Records for this exercise:
[BEGIN]
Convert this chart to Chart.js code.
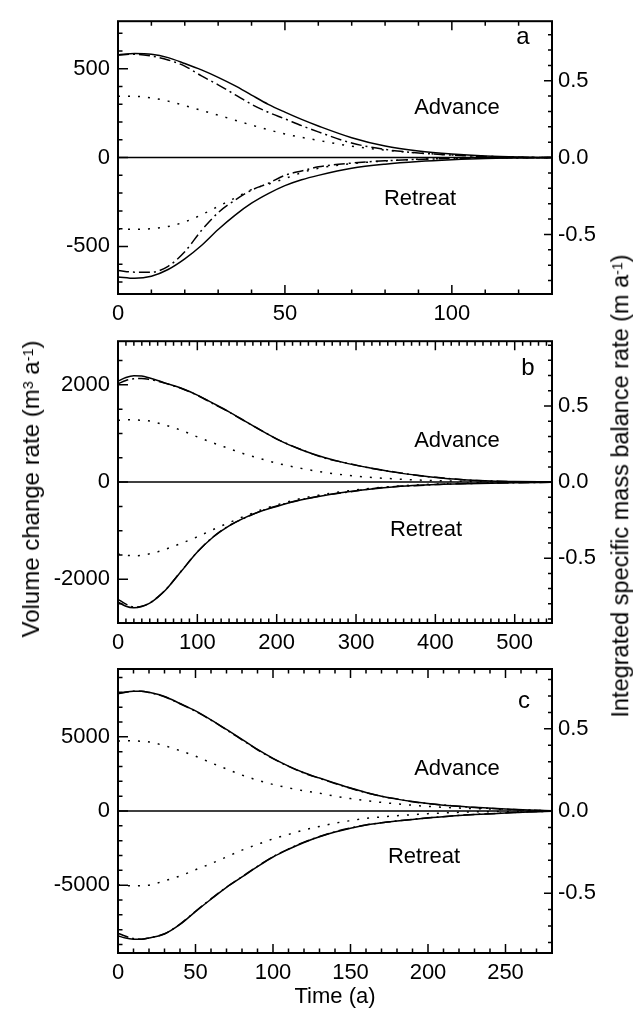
[END]
[BEGIN]
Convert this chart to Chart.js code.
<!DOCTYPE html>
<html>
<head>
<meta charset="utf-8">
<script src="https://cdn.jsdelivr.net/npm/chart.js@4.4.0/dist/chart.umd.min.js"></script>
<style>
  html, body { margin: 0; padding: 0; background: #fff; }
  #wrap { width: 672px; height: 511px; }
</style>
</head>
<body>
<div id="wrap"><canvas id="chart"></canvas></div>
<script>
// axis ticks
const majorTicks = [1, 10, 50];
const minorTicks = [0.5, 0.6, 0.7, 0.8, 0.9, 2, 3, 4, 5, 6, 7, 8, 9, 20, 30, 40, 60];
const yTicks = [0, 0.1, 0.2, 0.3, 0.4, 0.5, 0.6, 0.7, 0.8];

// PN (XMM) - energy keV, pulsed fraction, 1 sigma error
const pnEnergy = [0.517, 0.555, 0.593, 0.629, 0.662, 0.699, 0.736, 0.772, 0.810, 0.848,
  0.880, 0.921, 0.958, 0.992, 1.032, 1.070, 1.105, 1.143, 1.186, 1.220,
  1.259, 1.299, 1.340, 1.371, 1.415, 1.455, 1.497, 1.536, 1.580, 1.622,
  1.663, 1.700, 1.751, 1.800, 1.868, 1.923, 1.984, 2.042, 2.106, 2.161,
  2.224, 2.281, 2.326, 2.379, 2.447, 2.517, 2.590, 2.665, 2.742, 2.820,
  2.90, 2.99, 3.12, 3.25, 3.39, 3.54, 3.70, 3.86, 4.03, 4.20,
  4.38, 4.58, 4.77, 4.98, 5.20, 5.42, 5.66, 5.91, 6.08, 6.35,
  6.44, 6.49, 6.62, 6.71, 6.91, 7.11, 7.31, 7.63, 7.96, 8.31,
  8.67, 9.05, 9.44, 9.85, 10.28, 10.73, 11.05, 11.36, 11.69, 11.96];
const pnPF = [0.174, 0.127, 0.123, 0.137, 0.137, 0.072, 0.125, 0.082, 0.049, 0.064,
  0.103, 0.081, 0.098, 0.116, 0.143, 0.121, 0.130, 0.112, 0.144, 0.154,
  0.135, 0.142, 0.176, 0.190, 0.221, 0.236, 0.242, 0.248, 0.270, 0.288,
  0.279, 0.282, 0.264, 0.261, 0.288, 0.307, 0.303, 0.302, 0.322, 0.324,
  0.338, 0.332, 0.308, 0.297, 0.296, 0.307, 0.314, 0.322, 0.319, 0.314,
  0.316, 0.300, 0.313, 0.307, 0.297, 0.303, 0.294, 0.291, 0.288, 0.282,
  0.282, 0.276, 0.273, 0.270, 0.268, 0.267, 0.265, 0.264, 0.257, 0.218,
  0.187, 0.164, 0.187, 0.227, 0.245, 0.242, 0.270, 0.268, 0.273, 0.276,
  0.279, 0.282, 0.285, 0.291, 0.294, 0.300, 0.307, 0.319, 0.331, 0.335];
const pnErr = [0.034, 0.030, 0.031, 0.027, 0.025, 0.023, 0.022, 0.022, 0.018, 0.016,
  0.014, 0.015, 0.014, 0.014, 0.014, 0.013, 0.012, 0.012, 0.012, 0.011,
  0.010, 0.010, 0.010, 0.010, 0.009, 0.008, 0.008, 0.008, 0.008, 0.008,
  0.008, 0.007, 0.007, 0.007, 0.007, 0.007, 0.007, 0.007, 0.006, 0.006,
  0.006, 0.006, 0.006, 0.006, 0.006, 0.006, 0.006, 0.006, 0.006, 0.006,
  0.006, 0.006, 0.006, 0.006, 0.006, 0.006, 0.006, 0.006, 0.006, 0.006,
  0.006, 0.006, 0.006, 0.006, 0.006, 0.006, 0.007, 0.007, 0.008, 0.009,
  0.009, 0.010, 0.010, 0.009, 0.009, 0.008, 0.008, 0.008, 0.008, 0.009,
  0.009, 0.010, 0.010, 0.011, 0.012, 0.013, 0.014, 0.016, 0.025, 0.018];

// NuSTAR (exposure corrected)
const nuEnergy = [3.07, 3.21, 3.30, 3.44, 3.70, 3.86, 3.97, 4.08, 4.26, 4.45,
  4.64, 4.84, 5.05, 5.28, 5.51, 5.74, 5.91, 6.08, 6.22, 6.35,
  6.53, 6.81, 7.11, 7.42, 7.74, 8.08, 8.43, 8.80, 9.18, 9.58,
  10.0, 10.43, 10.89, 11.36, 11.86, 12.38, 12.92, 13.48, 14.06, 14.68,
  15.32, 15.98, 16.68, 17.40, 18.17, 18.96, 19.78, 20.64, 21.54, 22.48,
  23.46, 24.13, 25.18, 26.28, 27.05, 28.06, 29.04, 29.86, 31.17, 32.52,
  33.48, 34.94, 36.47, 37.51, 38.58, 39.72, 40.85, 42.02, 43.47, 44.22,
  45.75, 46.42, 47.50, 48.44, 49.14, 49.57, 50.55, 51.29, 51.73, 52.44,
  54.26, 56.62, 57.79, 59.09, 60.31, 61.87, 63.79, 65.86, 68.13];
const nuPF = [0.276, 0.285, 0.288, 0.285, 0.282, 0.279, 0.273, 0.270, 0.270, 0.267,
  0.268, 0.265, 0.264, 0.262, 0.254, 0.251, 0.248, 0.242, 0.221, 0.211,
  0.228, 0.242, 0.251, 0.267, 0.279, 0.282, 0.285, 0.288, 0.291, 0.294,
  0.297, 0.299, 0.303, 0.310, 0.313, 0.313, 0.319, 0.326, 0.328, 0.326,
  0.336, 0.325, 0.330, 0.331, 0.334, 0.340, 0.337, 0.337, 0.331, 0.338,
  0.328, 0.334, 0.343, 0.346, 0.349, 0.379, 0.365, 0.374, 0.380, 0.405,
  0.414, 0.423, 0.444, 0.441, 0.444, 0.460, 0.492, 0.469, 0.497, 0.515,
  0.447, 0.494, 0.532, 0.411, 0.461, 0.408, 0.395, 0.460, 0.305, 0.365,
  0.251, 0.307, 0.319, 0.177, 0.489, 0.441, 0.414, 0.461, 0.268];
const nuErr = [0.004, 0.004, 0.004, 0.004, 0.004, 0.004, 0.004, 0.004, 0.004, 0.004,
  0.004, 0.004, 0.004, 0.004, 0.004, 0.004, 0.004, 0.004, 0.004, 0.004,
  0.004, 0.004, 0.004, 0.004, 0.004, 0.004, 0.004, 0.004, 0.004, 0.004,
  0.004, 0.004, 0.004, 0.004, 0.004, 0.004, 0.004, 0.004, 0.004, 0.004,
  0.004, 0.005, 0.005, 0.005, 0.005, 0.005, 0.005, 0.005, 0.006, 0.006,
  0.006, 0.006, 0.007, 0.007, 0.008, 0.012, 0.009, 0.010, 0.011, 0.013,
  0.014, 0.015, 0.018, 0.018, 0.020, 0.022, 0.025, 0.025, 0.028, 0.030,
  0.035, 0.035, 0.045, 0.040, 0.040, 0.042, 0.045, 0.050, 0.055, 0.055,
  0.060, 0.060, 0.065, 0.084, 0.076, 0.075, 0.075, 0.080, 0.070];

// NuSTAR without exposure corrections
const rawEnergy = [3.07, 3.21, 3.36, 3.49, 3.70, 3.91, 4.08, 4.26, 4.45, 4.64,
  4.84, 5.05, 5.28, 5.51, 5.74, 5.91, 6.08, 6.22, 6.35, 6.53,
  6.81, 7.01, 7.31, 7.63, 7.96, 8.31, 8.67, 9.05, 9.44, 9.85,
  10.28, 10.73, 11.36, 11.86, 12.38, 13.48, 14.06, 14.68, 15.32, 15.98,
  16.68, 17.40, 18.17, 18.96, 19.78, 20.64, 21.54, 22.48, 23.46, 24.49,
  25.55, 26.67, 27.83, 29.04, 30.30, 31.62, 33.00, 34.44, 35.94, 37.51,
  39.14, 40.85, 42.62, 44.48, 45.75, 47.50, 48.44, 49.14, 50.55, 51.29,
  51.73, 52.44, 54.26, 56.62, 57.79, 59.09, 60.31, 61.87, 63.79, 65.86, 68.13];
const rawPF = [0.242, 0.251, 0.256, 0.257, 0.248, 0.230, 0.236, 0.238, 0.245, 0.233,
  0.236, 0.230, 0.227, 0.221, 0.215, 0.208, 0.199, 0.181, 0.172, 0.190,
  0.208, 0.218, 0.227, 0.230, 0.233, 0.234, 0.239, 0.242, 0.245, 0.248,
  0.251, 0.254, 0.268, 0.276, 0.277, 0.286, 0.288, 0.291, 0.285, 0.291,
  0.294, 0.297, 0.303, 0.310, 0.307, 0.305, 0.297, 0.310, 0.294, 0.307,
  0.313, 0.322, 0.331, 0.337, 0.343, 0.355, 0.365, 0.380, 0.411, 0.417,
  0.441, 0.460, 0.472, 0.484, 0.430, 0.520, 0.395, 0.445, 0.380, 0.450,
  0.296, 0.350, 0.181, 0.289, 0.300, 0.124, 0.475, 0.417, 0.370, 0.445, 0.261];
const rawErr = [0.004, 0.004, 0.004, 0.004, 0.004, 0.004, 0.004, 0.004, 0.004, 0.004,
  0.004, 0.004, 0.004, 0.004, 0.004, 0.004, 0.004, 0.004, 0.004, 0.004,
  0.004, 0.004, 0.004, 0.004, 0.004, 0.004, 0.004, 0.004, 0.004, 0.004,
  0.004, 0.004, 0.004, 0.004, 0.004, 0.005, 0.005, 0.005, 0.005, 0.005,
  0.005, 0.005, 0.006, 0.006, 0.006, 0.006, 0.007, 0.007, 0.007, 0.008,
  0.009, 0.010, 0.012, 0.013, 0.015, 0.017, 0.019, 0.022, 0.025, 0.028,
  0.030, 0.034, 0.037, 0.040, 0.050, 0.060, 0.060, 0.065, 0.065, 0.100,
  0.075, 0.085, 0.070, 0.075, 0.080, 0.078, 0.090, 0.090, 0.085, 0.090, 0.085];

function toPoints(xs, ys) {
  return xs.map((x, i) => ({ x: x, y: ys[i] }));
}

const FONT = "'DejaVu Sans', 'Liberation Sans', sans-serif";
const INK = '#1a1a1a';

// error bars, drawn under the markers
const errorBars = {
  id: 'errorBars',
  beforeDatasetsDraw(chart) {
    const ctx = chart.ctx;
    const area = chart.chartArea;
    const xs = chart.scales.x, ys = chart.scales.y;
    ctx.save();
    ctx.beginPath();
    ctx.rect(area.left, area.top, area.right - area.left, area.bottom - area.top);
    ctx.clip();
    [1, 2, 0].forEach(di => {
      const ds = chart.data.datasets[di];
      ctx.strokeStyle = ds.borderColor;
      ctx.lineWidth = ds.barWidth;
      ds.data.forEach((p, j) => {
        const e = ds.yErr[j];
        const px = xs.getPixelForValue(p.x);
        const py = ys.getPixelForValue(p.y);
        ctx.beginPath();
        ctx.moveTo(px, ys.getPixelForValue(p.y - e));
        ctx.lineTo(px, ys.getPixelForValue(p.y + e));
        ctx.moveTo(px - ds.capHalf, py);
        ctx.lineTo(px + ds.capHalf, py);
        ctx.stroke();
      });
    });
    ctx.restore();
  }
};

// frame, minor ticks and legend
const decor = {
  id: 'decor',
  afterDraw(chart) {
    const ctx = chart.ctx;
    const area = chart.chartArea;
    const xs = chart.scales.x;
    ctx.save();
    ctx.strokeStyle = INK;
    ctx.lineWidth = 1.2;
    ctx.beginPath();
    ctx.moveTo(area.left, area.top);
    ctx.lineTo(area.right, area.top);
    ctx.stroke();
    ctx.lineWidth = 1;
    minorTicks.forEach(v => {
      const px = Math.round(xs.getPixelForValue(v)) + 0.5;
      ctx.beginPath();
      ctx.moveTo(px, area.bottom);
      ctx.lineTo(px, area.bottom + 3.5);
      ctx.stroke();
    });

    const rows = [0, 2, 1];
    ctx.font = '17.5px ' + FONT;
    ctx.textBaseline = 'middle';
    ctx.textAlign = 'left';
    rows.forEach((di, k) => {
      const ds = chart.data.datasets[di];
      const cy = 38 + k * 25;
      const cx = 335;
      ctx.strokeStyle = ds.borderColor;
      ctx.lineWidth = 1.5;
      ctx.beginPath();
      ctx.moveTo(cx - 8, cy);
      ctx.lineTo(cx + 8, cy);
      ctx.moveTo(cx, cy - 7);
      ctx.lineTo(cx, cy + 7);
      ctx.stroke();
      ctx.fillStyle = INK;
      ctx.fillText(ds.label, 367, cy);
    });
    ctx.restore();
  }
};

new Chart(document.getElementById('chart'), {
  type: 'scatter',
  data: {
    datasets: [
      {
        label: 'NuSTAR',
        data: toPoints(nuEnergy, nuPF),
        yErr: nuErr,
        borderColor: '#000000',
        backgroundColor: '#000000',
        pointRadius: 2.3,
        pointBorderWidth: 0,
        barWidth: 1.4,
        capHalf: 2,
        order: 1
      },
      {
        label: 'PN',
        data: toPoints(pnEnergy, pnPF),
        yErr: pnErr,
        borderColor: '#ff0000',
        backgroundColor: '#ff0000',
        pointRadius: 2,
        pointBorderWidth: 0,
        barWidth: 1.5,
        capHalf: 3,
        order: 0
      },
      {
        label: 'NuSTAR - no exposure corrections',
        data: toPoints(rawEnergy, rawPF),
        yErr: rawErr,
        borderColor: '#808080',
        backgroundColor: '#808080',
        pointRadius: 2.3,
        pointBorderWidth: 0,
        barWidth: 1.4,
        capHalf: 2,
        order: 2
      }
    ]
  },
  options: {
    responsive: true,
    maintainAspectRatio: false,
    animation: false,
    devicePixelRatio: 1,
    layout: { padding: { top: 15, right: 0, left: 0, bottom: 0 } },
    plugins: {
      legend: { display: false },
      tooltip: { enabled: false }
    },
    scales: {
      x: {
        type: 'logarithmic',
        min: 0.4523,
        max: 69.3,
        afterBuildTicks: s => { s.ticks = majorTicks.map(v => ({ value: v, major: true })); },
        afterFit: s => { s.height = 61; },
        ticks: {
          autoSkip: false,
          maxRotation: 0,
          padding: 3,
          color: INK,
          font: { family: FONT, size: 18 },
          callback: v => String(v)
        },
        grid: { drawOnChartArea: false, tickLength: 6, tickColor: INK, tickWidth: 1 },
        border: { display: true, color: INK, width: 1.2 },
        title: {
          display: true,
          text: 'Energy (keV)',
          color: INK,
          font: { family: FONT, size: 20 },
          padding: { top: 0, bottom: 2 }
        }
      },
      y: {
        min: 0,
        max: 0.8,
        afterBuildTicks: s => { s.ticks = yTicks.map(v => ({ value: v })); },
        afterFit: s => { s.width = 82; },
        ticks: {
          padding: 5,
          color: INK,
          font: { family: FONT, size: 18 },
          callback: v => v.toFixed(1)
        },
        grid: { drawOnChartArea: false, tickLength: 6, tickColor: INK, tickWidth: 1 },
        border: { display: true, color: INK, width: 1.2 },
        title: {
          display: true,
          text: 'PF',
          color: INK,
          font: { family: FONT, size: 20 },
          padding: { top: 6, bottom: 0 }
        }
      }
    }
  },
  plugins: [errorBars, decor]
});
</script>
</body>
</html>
[END]
[BEGIN]
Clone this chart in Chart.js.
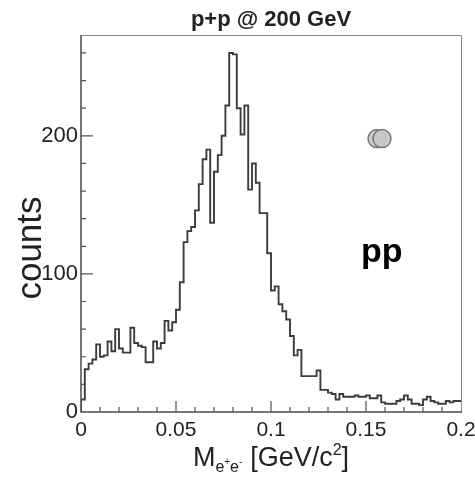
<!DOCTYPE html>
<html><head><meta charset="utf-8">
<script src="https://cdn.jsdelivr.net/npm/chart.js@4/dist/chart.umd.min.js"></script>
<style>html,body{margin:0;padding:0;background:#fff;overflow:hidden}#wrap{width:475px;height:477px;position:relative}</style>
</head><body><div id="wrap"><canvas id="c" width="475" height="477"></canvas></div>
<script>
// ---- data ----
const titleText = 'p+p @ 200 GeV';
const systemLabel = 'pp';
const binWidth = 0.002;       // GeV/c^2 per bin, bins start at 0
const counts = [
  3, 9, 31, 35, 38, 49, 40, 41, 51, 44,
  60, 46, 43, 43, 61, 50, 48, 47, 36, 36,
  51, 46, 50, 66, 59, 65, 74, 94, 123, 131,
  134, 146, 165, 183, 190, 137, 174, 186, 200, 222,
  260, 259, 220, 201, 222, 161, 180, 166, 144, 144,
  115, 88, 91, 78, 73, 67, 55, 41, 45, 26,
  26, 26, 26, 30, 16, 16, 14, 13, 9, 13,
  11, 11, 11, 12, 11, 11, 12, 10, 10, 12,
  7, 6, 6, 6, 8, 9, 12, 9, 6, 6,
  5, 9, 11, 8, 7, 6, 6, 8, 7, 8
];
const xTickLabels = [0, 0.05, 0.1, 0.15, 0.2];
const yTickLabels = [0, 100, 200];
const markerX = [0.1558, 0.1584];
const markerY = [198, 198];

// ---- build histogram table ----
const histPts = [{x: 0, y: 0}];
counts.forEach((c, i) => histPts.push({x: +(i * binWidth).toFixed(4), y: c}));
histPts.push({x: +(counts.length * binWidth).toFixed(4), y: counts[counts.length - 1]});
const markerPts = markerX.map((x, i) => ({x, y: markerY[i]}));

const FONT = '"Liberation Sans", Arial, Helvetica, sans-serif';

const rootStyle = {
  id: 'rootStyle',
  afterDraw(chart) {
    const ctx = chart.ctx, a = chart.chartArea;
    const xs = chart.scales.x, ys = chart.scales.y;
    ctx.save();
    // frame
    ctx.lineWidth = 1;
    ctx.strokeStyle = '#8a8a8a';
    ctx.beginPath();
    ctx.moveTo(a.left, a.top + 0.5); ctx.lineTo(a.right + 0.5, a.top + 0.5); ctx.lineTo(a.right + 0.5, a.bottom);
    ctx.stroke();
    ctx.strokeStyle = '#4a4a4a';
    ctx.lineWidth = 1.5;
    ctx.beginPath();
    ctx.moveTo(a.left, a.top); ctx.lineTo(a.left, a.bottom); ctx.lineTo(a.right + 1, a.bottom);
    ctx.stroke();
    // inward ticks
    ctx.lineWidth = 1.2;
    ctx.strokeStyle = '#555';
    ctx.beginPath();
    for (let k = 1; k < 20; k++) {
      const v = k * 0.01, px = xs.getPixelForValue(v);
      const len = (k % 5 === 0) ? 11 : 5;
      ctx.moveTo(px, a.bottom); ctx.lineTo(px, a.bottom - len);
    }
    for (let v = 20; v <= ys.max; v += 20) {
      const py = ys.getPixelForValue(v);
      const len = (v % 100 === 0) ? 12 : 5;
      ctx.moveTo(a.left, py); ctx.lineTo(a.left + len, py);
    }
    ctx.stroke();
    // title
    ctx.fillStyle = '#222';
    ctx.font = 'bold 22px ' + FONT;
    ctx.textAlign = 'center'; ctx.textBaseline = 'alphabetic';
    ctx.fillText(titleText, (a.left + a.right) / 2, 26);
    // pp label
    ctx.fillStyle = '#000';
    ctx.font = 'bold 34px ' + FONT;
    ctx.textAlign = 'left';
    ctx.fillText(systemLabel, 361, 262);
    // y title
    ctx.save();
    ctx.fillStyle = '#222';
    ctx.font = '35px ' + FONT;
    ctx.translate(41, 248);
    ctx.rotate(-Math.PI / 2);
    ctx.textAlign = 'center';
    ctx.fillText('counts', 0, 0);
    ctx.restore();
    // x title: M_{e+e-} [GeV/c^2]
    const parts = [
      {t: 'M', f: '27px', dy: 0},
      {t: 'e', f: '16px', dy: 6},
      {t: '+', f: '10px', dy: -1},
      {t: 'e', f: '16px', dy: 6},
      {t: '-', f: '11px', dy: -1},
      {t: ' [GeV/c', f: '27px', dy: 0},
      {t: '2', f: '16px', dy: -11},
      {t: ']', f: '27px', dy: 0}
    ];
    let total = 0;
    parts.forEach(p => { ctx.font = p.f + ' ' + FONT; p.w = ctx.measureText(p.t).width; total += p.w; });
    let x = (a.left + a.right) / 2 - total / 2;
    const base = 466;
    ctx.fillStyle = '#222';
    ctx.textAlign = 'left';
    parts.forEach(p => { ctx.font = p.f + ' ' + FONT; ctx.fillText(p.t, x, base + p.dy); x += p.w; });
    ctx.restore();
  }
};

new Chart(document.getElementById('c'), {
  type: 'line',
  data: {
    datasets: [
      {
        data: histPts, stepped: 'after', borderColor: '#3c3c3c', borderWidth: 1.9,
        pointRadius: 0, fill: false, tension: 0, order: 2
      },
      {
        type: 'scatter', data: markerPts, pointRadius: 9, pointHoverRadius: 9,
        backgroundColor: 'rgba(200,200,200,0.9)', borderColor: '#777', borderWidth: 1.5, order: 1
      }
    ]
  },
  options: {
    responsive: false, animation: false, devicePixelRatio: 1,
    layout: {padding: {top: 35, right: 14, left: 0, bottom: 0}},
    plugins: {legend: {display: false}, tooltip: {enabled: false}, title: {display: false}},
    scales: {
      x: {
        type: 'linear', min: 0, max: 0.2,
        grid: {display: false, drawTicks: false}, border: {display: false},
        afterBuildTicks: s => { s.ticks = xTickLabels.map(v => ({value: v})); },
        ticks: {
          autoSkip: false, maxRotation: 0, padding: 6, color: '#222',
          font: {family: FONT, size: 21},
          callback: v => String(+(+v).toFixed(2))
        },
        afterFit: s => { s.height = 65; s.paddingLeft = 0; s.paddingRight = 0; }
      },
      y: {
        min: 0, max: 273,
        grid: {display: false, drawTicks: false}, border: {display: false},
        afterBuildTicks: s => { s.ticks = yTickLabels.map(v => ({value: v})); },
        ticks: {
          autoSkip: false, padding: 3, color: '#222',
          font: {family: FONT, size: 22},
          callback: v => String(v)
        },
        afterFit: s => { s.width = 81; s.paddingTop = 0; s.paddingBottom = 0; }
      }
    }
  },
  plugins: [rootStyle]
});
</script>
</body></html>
[END]
Exercise objective: Return exactly the lines from the one with "Clone this chart in Chart.js." to the one with "Arial, Helvetica, sans-serif';", both ends kept, and only those. Images are left out.

Result below:
Clone this chart in Chart.js.
<!DOCTYPE html>
<html><head><meta charset="utf-8">
<script src="https://cdn.jsdelivr.net/npm/chart.js@4/dist/chart.umd.min.js"></script>
<style>html,body{margin:0;padding:0;background:#fff;overflow:hidden}#wrap{width:475px;height:477px;position:relative}</style>
</head><body><div id="wrap"><canvas id="c" width="475" height="477"></canvas></div>
<script>
// ---- data ----
const titleText = 'p+p @ 200 GeV';
const systemLabel = 'pp';
const binWidth = 0.002;       // GeV/c^2 per bin, bins start at 0
const counts = [
  3, 9, 31, 35, 38, 49, 40, 41, 51, 44,
  60, 46, 43, 43, 61, 50, 48, 47, 36, 36,
  51, 46, 50, 66, 59, 65, 74, 94, 123, 131,
  134, 146, 165, 183, 190, 137, 174, 186, 200, 222,
  260, 259, 220, 201, 222, 161, 180, 166, 144, 144,
  115, 88, 91, 78, 73, 67, 55, 41, 45, 26,
  26, 26, 26, 30, 16, 16, 14, 13, 9, 13,
  11, 11, 11, 12, 11, 11, 12, 10, 10, 12,
  7, 6, 6, 6, 8, 9, 12, 9, 6, 6,
  5, 9, 11, 8, 7, 6, 6, 8, 7, 8
];
const xTickLabels = [0, 0.05, 0.1, 0.15, 0.2];
const yTickLabels = [0, 100, 200];
const markerX = [0.1558, 0.1584];
const markerY = [198, 198];

// ---- build histogram table ----
const histPts = [{x: 0, y: 0}];
counts.forEach((c, i) => histPts.push({x: +(i * binWidth).toFixed(4), y: c}));
histPts.push({x: +(counts.length * binWidth).toFixed(4), y: counts[counts.length - 1]});
const markerPts = markerX.map((x, i) => ({x, y: markerY[i]}));

const FONT = '"Liberation Sans", Arial, Helvetica, sans-serif';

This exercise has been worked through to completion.